‘Polisler ‘Yıllardır yapıyoruz’ dedi, Bakanlık reddetti’
- 15:02 30 Ekim 2025
- Hukuk
ANKARA – Kadın öğrencilere yönelik çıplak arama dayatmasına dair yapılan suç duyurusuna takipsizlik kararı verildi. ÇHD, “Bu karar işkenceyi aklamaktır” diyerek tepki gösterdi. Öğrencilerden Yeşim Biryan, "Polislerin yıllardır yaptıklarını söylediği çıplak aramayı daha sonrasında Adalet Bakanı reddetti" dedi.
Çağdaş Hukukçular Derneği (ÇHD) Ankara Şubesi’nin, İstanbul Büyükşehir Belediyesi Başkanı Ekrem İmamoğlu’nun tutuklanmasının ardından 19 Mart’ta başlayan eylemlere katıldıkları gerekçesiyle 22 Mart tarihinde tutuklanan 7 kadın öğrenciye yönelik çıplak arama dayatılmasına ilişkin suç duyurusuna takipsizlik kararı verildi.
Suç duyurusunun yapıldığı Ankara Cumhuriyet Başsavcılığı’nın olaya ilişkin kovuşturmaya yer olmadığına karar vermesini protesto eden ÇHD üyeleri, ÇHD Ankara Şube binasında basın toplantısı gerçekleştirdi. “İşkence suçunda zaman aşımı yoktur” pankartının açıldığı toplantıda açıklamayı ÇHD’li avukat Ümran Hakverdi okudu.

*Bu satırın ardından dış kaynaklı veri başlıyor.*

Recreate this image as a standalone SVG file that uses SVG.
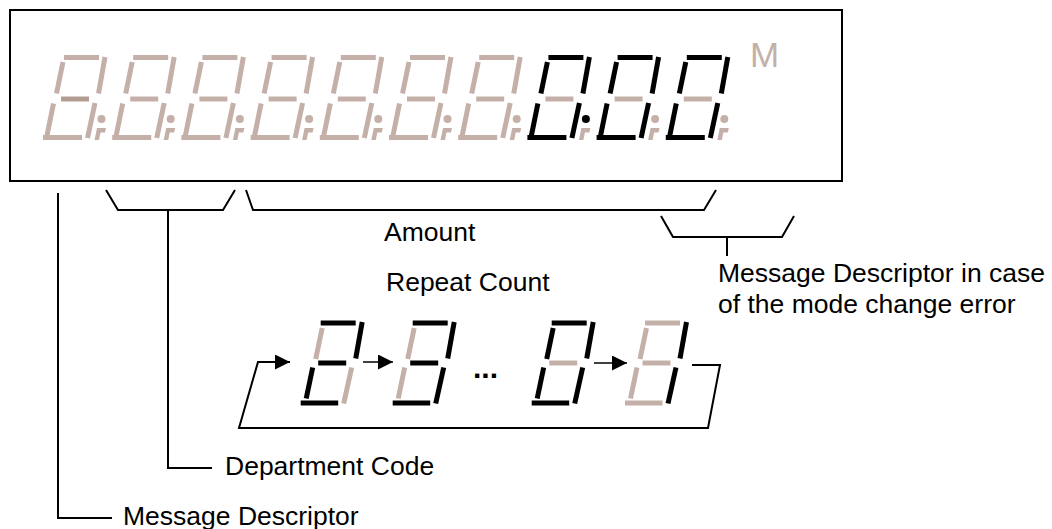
<svg xmlns="http://www.w3.org/2000/svg" width="1052" height="529" viewBox="0 0 1052 529">
<style>
  .seg{stroke-width:5;stroke-linecap:butt;fill:none}
  .off{stroke:#c4b0a8}
  .on{stroke:#000}
  .dim{stroke:#b39c92}
  .dotoff{fill:#c4b0a8}
  .doton{fill:#000}
  .ln{stroke:#000;stroke-width:2;fill:none}
  .thin{stroke:#000;stroke-width:1.5;fill:none}
  .lbl{font-family:"Liberation Sans",Arial,sans-serif;font-size:26.5px;fill:#000}
</style>
<defs>
  <marker id="ah" markerUnits="userSpaceOnUse" markerWidth="15" markerHeight="15" refX="15" refY="7.5" orient="auto">
    <path d="M0,0 L15,7.5 L0,15 Z" fill="#000"/>
  </marker>
  <polygon id="tail" points="33,70.5 42,70.5 41,75 36.5,75 35,82.5 30.5,82.5"/>
</defs>

<g id="display">
  <rect x="10" y="10" width="832" height="171" fill="#fff" stroke="#000" stroke-width="2"/>
  <g id="d0" transform="translate(64,57.5)">
    <line class="seg off" x1="0" y1="0" x2="35" y2="0"/><line class="seg off" x1="41" y1="-0.5" x2="34.5" y2="36"/><line class="seg off" x1="-1" y1="4.5" x2="-7.5" y2="36"/><line class="seg dim" x1="-3" y1="41.5" x2="25" y2="41.5"/><line class="seg off" x1="-10.5" y1="46" x2="-17" y2="78"/><line class="seg off" x1="31" y1="45.5" x2="23.5" y2="80.5"/><line class="seg off" x1="-21" y1="80" x2="18" y2="80"/>
    <circle class="dotoff" cx="37.5" cy="61.5" r="4"/><use href="#tail" class="dotoff"/>
  </g>
  <g id="d1" transform="translate(133.2,57.5)">
    <line class="seg off" x1="0" y1="0" x2="35" y2="0"/><line class="seg off" x1="41" y1="-0.5" x2="34.5" y2="36"/><line class="seg off" x1="-1" y1="4.5" x2="-7.5" y2="36"/><line class="seg off" x1="-3" y1="41.5" x2="25" y2="41.5"/><line class="seg off" x1="-10.5" y1="46" x2="-17" y2="78"/><line class="seg off" x1="31" y1="45.5" x2="23.5" y2="80.5"/><line class="seg off" x1="-21" y1="80" x2="18" y2="80"/>
    <circle class="dotoff" cx="37.5" cy="61.5" r="4"/><use href="#tail" class="dotoff"/>
  </g>
  <g id="d2" transform="translate(202.4,57.5)">
    <line class="seg off" x1="0" y1="0" x2="35" y2="0"/><line class="seg off" x1="41" y1="-0.5" x2="34.5" y2="36"/><line class="seg off" x1="-1" y1="4.5" x2="-7.5" y2="36"/><line class="seg off" x1="-3" y1="41.5" x2="25" y2="41.5"/><line class="seg off" x1="-10.5" y1="46" x2="-17" y2="78"/><line class="seg off" x1="31" y1="45.5" x2="23.5" y2="80.5"/><line class="seg off" x1="-21" y1="80" x2="18" y2="80"/>
    <circle class="dotoff" cx="37.5" cy="61.5" r="4"/><use href="#tail" class="dotoff"/>
  </g>
  <g id="d3" transform="translate(271.6,57.5)">
    <line class="seg off" x1="0" y1="0" x2="35" y2="0"/><line class="seg off" x1="41" y1="-0.5" x2="34.5" y2="36"/><line class="seg off" x1="-1" y1="4.5" x2="-7.5" y2="36"/><line class="seg off" x1="-3" y1="41.5" x2="25" y2="41.5"/><line class="seg off" x1="-10.5" y1="46" x2="-17" y2="78"/><line class="seg off" x1="31" y1="45.5" x2="23.5" y2="80.5"/><line class="seg off" x1="-21" y1="80" x2="18" y2="80"/>
    <circle class="dotoff" cx="37.5" cy="61.5" r="4"/><use href="#tail" class="dotoff"/>
  </g>
  <g id="d4" transform="translate(340.8,57.5)">
    <line class="seg off" x1="0" y1="0" x2="35" y2="0"/><line class="seg off" x1="41" y1="-0.5" x2="34.5" y2="36"/><line class="seg off" x1="-1" y1="4.5" x2="-7.5" y2="36"/><line class="seg off" x1="-3" y1="41.5" x2="25" y2="41.5"/><line class="seg off" x1="-10.5" y1="46" x2="-17" y2="78"/><line class="seg off" x1="31" y1="45.5" x2="23.5" y2="80.5"/><line class="seg off" x1="-21" y1="80" x2="18" y2="80"/>
    <circle class="dotoff" cx="37.5" cy="61.5" r="4"/><use href="#tail" class="dotoff"/>
  </g>
  <g id="d5" transform="translate(410,57.5)">
    <line class="seg off" x1="0" y1="0" x2="35" y2="0"/><line class="seg off" x1="41" y1="-0.5" x2="34.5" y2="36"/><line class="seg off" x1="-1" y1="4.5" x2="-7.5" y2="36"/><line class="seg off" x1="-3" y1="41.5" x2="25" y2="41.5"/><line class="seg off" x1="-10.5" y1="46" x2="-17" y2="78"/><line class="seg off" x1="31" y1="45.5" x2="23.5" y2="80.5"/><line class="seg off" x1="-21" y1="80" x2="18" y2="80"/>
    <circle class="dotoff" cx="37.5" cy="61.5" r="4"/><use href="#tail" class="dotoff"/>
  </g>
  <g id="d6" transform="translate(479.2,57.5)">
    <line class="seg off" x1="0" y1="0" x2="35" y2="0"/><line class="seg off" x1="41" y1="-0.5" x2="34.5" y2="36"/><line class="seg off" x1="-1" y1="4.5" x2="-7.5" y2="36"/><line class="seg off" x1="-3" y1="41.5" x2="25" y2="41.5"/><line class="seg off" x1="-10.5" y1="46" x2="-17" y2="78"/><line class="seg off" x1="31" y1="45.5" x2="23.5" y2="80.5"/><line class="seg off" x1="-21" y1="80" x2="18" y2="80"/>
    <circle class="dotoff" cx="37.5" cy="61.5" r="4"/><use href="#tail" class="dotoff"/>
  </g>
  <g id="d7" transform="translate(548.4,57.5)">
    <line class="seg on" x1="0" y1="0" x2="35" y2="0"/><line class="seg on" x1="41" y1="-0.5" x2="34.5" y2="36"/><line class="seg on" x1="-1" y1="4.5" x2="-7.5" y2="36"/><line class="seg off" x1="-3" y1="41.5" x2="25" y2="41.5"/><line class="seg on" x1="-10.5" y1="46" x2="-17" y2="78"/><line class="seg on" x1="31" y1="45.5" x2="23.5" y2="80.5"/><line class="seg on" x1="-21" y1="80" x2="18" y2="80"/>
    <circle class="doton" cx="37.5" cy="61.5" r="4"/><use href="#tail" class="dotoff"/>
  </g>
  <g id="d8" transform="translate(617.6,57.5)">
    <line class="seg on" x1="0" y1="0" x2="35" y2="0"/><line class="seg on" x1="41" y1="-0.5" x2="34.5" y2="36"/><line class="seg on" x1="-1" y1="4.5" x2="-7.5" y2="36"/><line class="seg off" x1="-3" y1="41.5" x2="25" y2="41.5"/><line class="seg on" x1="-10.5" y1="46" x2="-17" y2="78"/><line class="seg on" x1="31" y1="45.5" x2="23.5" y2="80.5"/><line class="seg on" x1="-21" y1="80" x2="18" y2="80"/>
    <circle class="dotoff" cx="37.5" cy="61.5" r="4"/><use href="#tail" class="dotoff"/>
  </g>
  <g id="d9" transform="translate(686.8,57.5)">
    <line class="seg on" x1="0" y1="0" x2="35" y2="0"/><line class="seg on" x1="41" y1="-0.5" x2="34.5" y2="36"/><line class="seg on" x1="-1" y1="4.5" x2="-7.5" y2="36"/><line class="seg off" x1="-3" y1="41.5" x2="25" y2="41.5"/><line class="seg on" x1="-10.5" y1="46" x2="-17" y2="78"/><line class="seg on" x1="31" y1="45.5" x2="23.5" y2="80.5"/><line class="seg on" x1="-21" y1="80" x2="18" y2="80"/>
    <circle class="dotoff" cx="37.5" cy="61.5" r="4"/><use href="#tail" class="dotoff"/>
  </g>
  <text id="mode" x="750" y="67" font-family="Liberation Sans, Arial, sans-serif" font-size="35" fill="#c4b0a8">M</text>
</g>

<g id="cycle">
  <g id="c0" transform="translate(320.7,323)">
    <line class="seg on" x1="0" y1="0" x2="35" y2="0"/><line class="seg on" x1="41.5" y1="-1" x2="35" y2="35.5"/><line class="seg off" x1="1.5" y1="5" x2="-5" y2="36"/><line class="seg on" x1="-2.5" y1="40" x2="25.5" y2="40"/><line class="seg on" x1="-8" y1="44.5" x2="-14.5" y2="75.5"/><line class="seg off" x1="31" y1="44.5" x2="23" y2="80.5"/><line class="seg on" x1="-20" y1="80" x2="17.5" y2="80"/>
  </g>
  <g id="c1" transform="translate(412.7,323)">
    <line class="seg on" x1="0" y1="0" x2="35" y2="0"/><line class="seg on" x1="41.5" y1="-1" x2="35" y2="35.5"/><line class="seg off" x1="1.5" y1="5" x2="-5" y2="36"/><line class="seg on" x1="-2.5" y1="40" x2="25.5" y2="40"/><line class="seg off" x1="-8" y1="44.5" x2="-14.5" y2="75.5"/><line class="seg on" x1="31" y1="44.5" x2="23" y2="80.5"/><line class="seg on" x1="-20" y1="80" x2="17.5" y2="80"/>
  </g>
  <text id="ellipsis" x="473" y="378" font-family="Liberation Sans, Arial, sans-serif" font-size="30" font-weight="bold" fill="#000">...</text>
  <g id="c2" transform="translate(551.7,323)">
    <line class="seg on" x1="0" y1="0" x2="35" y2="0"/><line class="seg on" x1="41.5" y1="-1" x2="35" y2="35.5"/><line class="seg on" x1="1.5" y1="5" x2="-5" y2="36"/><line class="seg off" x1="-2.5" y1="40" x2="25.5" y2="40"/><line class="seg on" x1="-8" y1="44.5" x2="-14.5" y2="75.5"/><line class="seg on" x1="31" y1="44.5" x2="23" y2="80.5"/><line class="seg on" x1="-20" y1="80" x2="17.5" y2="80"/>
  </g>
  <g id="c3" transform="translate(645,323)">
    <line class="seg off" x1="0" y1="0" x2="35" y2="0"/><line class="seg on" x1="41.5" y1="-1" x2="35" y2="35.5"/><line class="seg off" x1="1.5" y1="5" x2="-5" y2="36"/><line class="seg off" x1="-2.5" y1="40" x2="25.5" y2="40"/><line class="seg off" x1="-8" y1="44.5" x2="-14.5" y2="75.5"/><line class="seg on" x1="31" y1="44.5" x2="23" y2="80.5"/><line class="seg off" x1="-20" y1="80" x2="17.5" y2="80"/>
  </g>
</g>

<g id="connectors">
  <polyline class="ln" points="106,190 118,210 223,210 235,190"/>
  <polyline class="ln" points="246,190 253,210 704,210 716,190"/>
  <polyline class="ln" points="661,216 673,237 782,237 794,216"/>
  <line class="ln" x1="727" y1="237" x2="727" y2="256"/>
  <polyline class="ln" points="168,210 168,468 212,468"/>
  <polyline class="ln" points="58,193 58,518 112,518"/>
  <polyline class="ln" points="692,365 720,365 708,428 239,428 258,362 290,362" marker-end="url(#ah)"/>
  <line class="thin" x1="363" y1="362" x2="393" y2="362" marker-end="url(#ah)"/>
  <line class="thin" x1="594" y1="363" x2="627" y2="363" marker-end="url(#ah)"/>
</g>

<g id="labels">
  <text class="lbl" x="384" y="241">Amount</text>
  <text class="lbl" x="386" y="291">Repeat Count</text>
  <text class="lbl" x="718" y="282">Message Descriptor in case</text>
  <text class="lbl" x="718" y="313">of the mode change error</text>
  <text class="lbl" x="225" y="475">Department Code</text>
  <text class="lbl" x="123" y="525">Message Descriptor</text>
</g>
</svg>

‘İşkencenin en ağır biçimi’
Bu takipsizliğin peşini bırakmayacaklarını vurgulayan Ümran Hakverdi, “Usulüne uygun bir gerekçe dahi bulunmaya çalışılmadan, müştekilerin beyanları alınmadan, şikayetleri sorulmadan, kamera kayıtları toplanmadan; emniyete yazılan bir müzekkere ve emniyetin yalanlayarak verdiği yanıt sonrasında verilen bu karar, işkencenin üstünün örtülmeye çalışıldığının açık kanıtıdır. Kadın öğrencilere uygulanan çıplak arama, bu esnada gerçekleştirilen darp, hakaret ve tehditler işkencenin en ağır biçimlerinden biridir.
Savcılık, takipsizlik kararında ‘şüpheden sanık yararlanır’ ilkesine dayanmıştır. Oysa bu ilkenin uygulanma yeri hüküm aşamasıdır. Soruşturma aşamasında savcılığın görevi, şüpheyi gidermek için delil toplamaktır” sözlerini kullandı.
‘Bu karar işkenceyi aklamaktır’
İktidar ve savcılığın birlikte çalışarak çıplak aramanın üstünü örttüğünü belirten Ümran Hakverdi, şunları söyledi: “Takipsizlik kararının bir diğer gerekçesinde; aynı işkenceyi yaşayan kadınların beyanlarının birbirine benzer olmasının, hayatın olağan akışına aykırı olduğu belirtilerek şüpheliler lehine değerlendirilmiştir. Oysa olağan olan; aynı odada, aynı polisler tarafından, aynı yöntemlerle yapılan işkencenin birbirine benzer şekilde anlatılmasıdır.
Olağan olmayan; devletin işkenceyi soruşturmak yerine işkencecileri korumasıdır. İktidar, yıllardır çıplak aramayı bir işkence politikası olarak uygularken; savcılık bu politikayı örtmek için hukukun tüm ilkelerini ters yüz etmektedir. Bu karar, yalnızca hukuksuzluk değil; işkenceyi aklama, suçluyu koruma ve delilleri karartma iradesidir. İşkenceyi aklayan her karar, yeni işkencelerin davetiyesidir.”
‘Polisler yıllardır yapıyoruz dedi, Bakanlık reddetti’
Açıklamadan söz alan, işkence gören öğrencilerden Yeşim Biryan, “Gözaltındayken bağıra bağıra defalarca çıplak arama yapamayacaklarını ve bunun bir suç olduğunu ifade ettik. Polisler ise bize bunu yıllardır yaptıklarını söyledi.
Polislerin yıllardır yaptıklarını söylediği çıplak aramayı daha sonrasında Adalet Bakanı reddetti. Yargı ise takipsizlik kararını açıkladı. Gözaltından sonra hastaneye götürülmedik; gözaltı süreci bittikten sonra raporları kendimiz aldık.
Ayrıca Ankara Barosu’nun İnsan Hakları Merkezi’ne verdiğimiz ifadelerde de onlarca uyuşan yer var. Ama devletin yıllardır sürdürdüğü sistematik işkence politikasını inkârla üzerini kapatmaya çalışıyorlar. Çıplak arama işkencedir” dedi.